Musicians left in a jam after a sudden closure of a local studio didn’t have to wait too long to find new digs.
Last December, musicians were abruptly notified that they were being evicted from studio and recording space at 431 Front St. because of tenancy issues between the building owner and the previous studio operator. Musicians hastily made arrangements to retrieve gear from inside the building, which was home to a 24-hour recording studio and rehearsal space.
Rob Stewart, managing director and co-founder of the Suna Entertainment Group of Companies, said the space is now home to Diamond Dick’s Studio.
“We operate jam spaces in East Vancouver, rehearsal spaces for musicians. Because the music community is sort of one big community, we heard what was happening. We came in and put a bid down, took the place over, cleaned it up, reopened it and got all the bands back,” Stewart said. “It’s better than ever now. It looks great. The tenants have a renewed sense of community, and they’re happy.”
In response to the “incredible demand” for space for musicians, Stewart said Suna Studios has opened four facilities in the past four years.
“A lot of East Vancouver musicians and artists have relocated out to New Westminster,” he said of the reason for opening in New West. “Price for rentals have gone through the roof. A lot of them have relocated and taken with them the brain trust, a cultural brain drain from here to there. There is an operator out there (New West) who has been operated for years called Bully’s Rehearsal Studio. They are wonderful people, they are doing a great job.”
Stewart said Suna Studios has a 17-year lease for the space on Front Street. Along with implementing a sustainable pricing plan for renting space in the building, he said Diamond Dick’s Studio appointed a local musician as its on-site manager and got musicians involved in cleaning up the premises so it was ready to reopen in February.
“When the musicians were given the boot they were none too pleased, so there was a party the night they had to move everything out and people were kicking walls in. All kinds of stuff was getting done. They were expressing their anger through vandalism,” Stewart said. “When we came in, we had to deal with the mess. We made it a part of the agreement with the community. We said, ‘Look, if you guys want to come back into this space, we need your help to clean the space out, paint the walls, fill the holes.’ And they did. It was a community-led rebuild of the space. We just basically bought the supplies. They used their elbow grease. It was wonderful.”

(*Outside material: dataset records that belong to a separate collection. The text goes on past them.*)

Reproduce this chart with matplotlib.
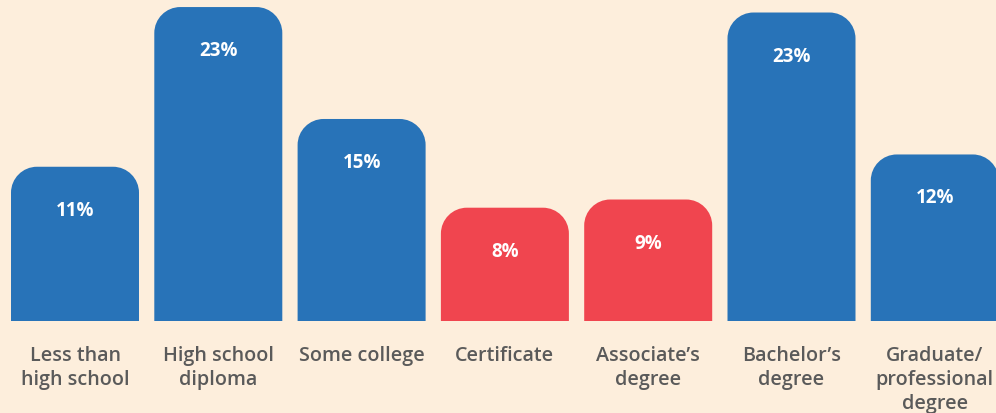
import numpy as np
import matplotlib.pyplot as plt
from matplotlib.path import Path
from matplotlib.patches import PathPatch

# Data
categories = ["Less than\nhigh school", "High school\ndiploma", "Some college",
              "Certificate", "Associate\u2019s\ndegree", "Bachelor\u2019s\ndegree",
              "Graduate/\nprofessional\ndegree"]
values = [11.3, 23.0, 14.8, 8.3, 8.9, 22.6, 12.2]
labels = ["11%", "23%", "15%", "8%", "9%", "23%", "12%"]
highlight = [False, False, False, True, True, False, False]

BG = "#FDEEDC"
BLUE = "#2873B8"
RED = "#F0454F"
GRAY = "#5A5A5A"

W, H, DPI = 996, 413, 100
fig = plt.figure(figsize=(W / DPI, H / DPI), dpi=DPI, facecolor=BG)
ax = fig.add_axes([0, 92 / H, 1, 321 / H])
ax.set_facecolor(BG)

pitch_px = 143.3
x = np.arange(len(values))
x_left = -75 / pitch_px
ax.set_xlim(x_left, x_left + W / pitch_px)
ax.set_ylim(0, 321 / 13.65)

colors = [RED if h else BLUE for h in highlight]
bars = ax.bar(x, values, width=128 / pitch_px, color=colors)


def rounded_top(rect, r_px=26):
    # replace plain rectangle with one whose top corners are rounded
    x0, y0 = rect.get_x(), rect.get_y()
    w, h = rect.get_width(), rect.get_height()
    rx = r_px / pitch_px
    ry = r_px / 13.65
    k = 0.5523
    verts = [
        (x0, y0), (x0, y0 + h - ry),
        (x0, y0 + h - ry + k * ry), (x0 + rx - k * rx, y0 + h), (x0 + rx, y0 + h),
        (x0 + w - rx, y0 + h),
        (x0 + w - rx + k * rx, y0 + h), (x0 + w, y0 + h - ry + k * ry), (x0 + w, y0 + h - ry),
        (x0 + w, y0), (x0, y0),
    ]
    codes = [Path.MOVETO, Path.LINETO,
             Path.CURVE4, Path.CURVE4, Path.CURVE4,
             Path.LINETO,
             Path.CURVE4, Path.CURVE4, Path.CURVE4,
             Path.LINETO, Path.CLOSEPOLY]
    return PathPatch(Path(verts, codes), facecolor=rect.get_facecolor(),
                     edgecolor="none", clip_on=False)


for rect in bars:
    ax.add_patch(rounded_top(rect))
    rect.set_visible(False)

for xi, v, lab in zip(x, values, labels):
    ax.annotate(lab, (xi, v), xytext=(0, -44 * 72 / DPI), textcoords="offset points",
                ha="center", va="center", color="white", fontsize=13.5,
                fontweight="bold", family="Open Sans")

ax.set_xticks(x)
ax.set_xticklabels(categories, fontsize=14.2, fontweight="semibold", color=GRAY,
                   family="Open Sans", linespacing=1.27)
ax.tick_params(axis="x", length=0, pad=18)
ax.set_yticks([])
for s in ax.spines.values():
    s.set_visible(False)

fig.savefig("out.png", dpi=DPI, facecolor=BG)
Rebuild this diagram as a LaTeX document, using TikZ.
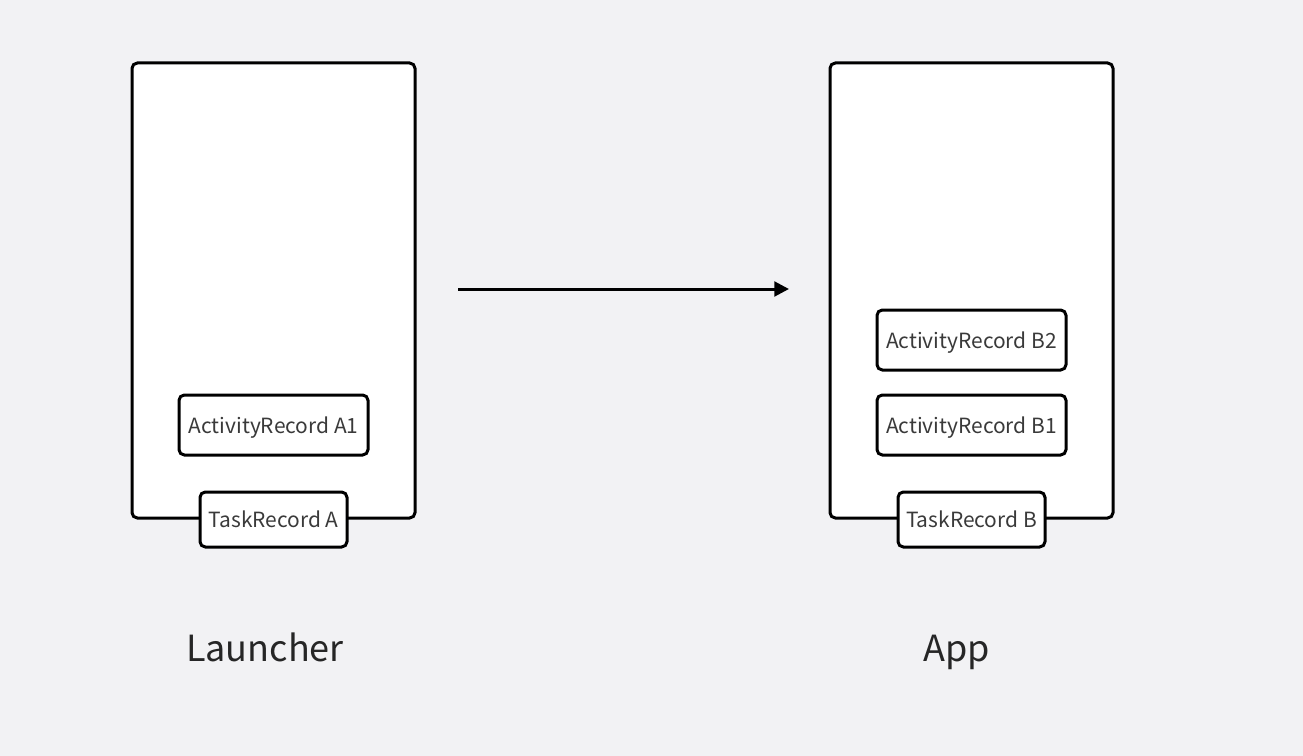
\documentclass[tikz,border=0pt]{standalone}
\usepackage{fontspec}
\setmainfont{Noto Sans CJK SC}
\usetikzlibrary{arrows.meta}
\definecolor{bg}{HTML}{F2F2F4}
\definecolor{txt}{HTML}{3A3A3A}
\begin{document}
\begin{tikzpicture}[x=0.75pt,y=-0.75pt,
  frame/.style={draw=black,fill=white,line width=2.25pt,rounded corners=4pt},
  rec/.style={draw=black,fill=white,line width=2.25pt,rounded corners=4pt,
    font=\fontsize{15.7}{18}\selectfont,text=txt,inner sep=0pt,text depth=0pt},
  captext/.style={font=\fontsize{27}{30}\selectfont,text=black!85,anchor=base},
  conn/.style={line width=2.25pt,-{Triangle[length=11pt,width=11pt]}}]
\path[fill=bg] (0,0) rectangle (1303,756);
\useasboundingbox (0,0) rectangle (1303,756);
% frames
\node[frame,minimum width=283*0.75pt,minimum height=455*0.75pt] (fa) at (273.5,290.5) {};
\node[frame,minimum width=283*0.75pt,minimum height=455*0.75pt] (fb) at (971.5,290.5) {};
% records
\node[rec,minimum width=189*0.75pt,minimum height=60*0.75pt] (a1) at (273.5,425) {ActivityRecord A1};
\node[rec,minimum width=147*0.75pt,minimum height=55*0.75pt] (ta) at (273.5,519.5) {TaskRecord A};
\node[rec,minimum width=189*0.75pt,minimum height=60*0.75pt] (b2) at (971.5,340) {ActivityRecord B2};
\node[rec,minimum width=189*0.75pt,minimum height=60*0.75pt] (b1) at (971.5,425) {ActivityRecord B1};
\node[rec,minimum width=147*0.75pt,minimum height=55*0.75pt] (tb) at (971.5,519.5) {TaskRecord B};
% captions
\node[captext] (la) at (265,661) {Launcher};
\node[captext] (lb) at (957,661) {App};
% arrow
\coordinate (s) at (458,289);
\coordinate (e) at (789,289);
\draw[conn] (s) -- (e);
\end{tikzpicture}
\end{document}
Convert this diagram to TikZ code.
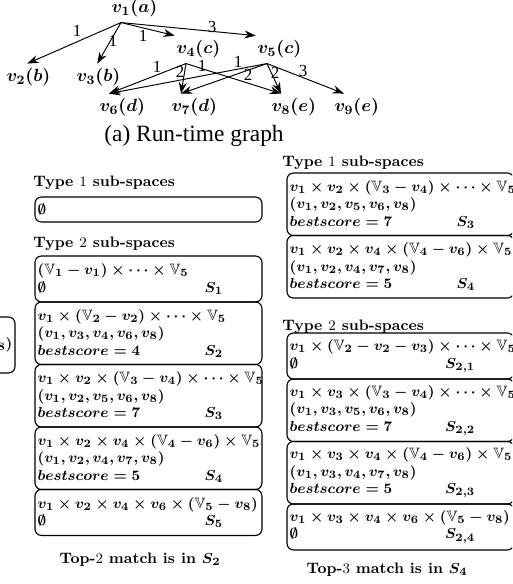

While the main floor space is already being put to good use, Diamond Dicks Studio has big plans for the building’s upper floor, which was previously used as a recording studio. It hopes to create a live performance space for its not-for-profit society.
“Our intention is to use the space to allow us to give newer bands the opportunity to get exposure, to play to live crowds and give the opportunity for the community to experience the new music that is in their community,” Stewart explained. “As it stands now, in New West and in East Vancouver and downtown Vancouver, most of the performance spaces that allow bands to play have beer sales as their primary motivation. So if the band can’t bring a large crowd to buy beer, pay cover at the door, all that stuff – it makes the bar less likely to allow them to perform, which in turn makes it more difficult for newer bands that don’t have a following to get out and get any kind of following. We are going to break down those barriers.”
The Society for the Advancement of Artists and Musicians, formed in 2016, wants to help develop the careers of local bands. And there’s a lot of them in the Lower Mainland.
“Between our four locations we work with about 400 bands. Bully’s, they have two locations – they service about 200 as well and they are different bands,” Stewart said of another New West studio. “That should give you some indication of the size of the underground music scene and why there is such demand.”
Stewart has been thrilled with the reception Diamond Dicks Studio has received from the City of New Westminster and the Downtown New Westminster Business Improvement Association, saying they recognize the actual value of musical culture and consider it a “very cool addition” to the neighbourhood. Musicians are happy they can continue to have a home in New West.
“That space has been here over 30 years and is truly part of musical history in the city,” Stewart said. “Every major rock and roll punk band in Vancouver has at one time or another played out of there. All of the old-timers, including myself, at one time jammed in that spot.”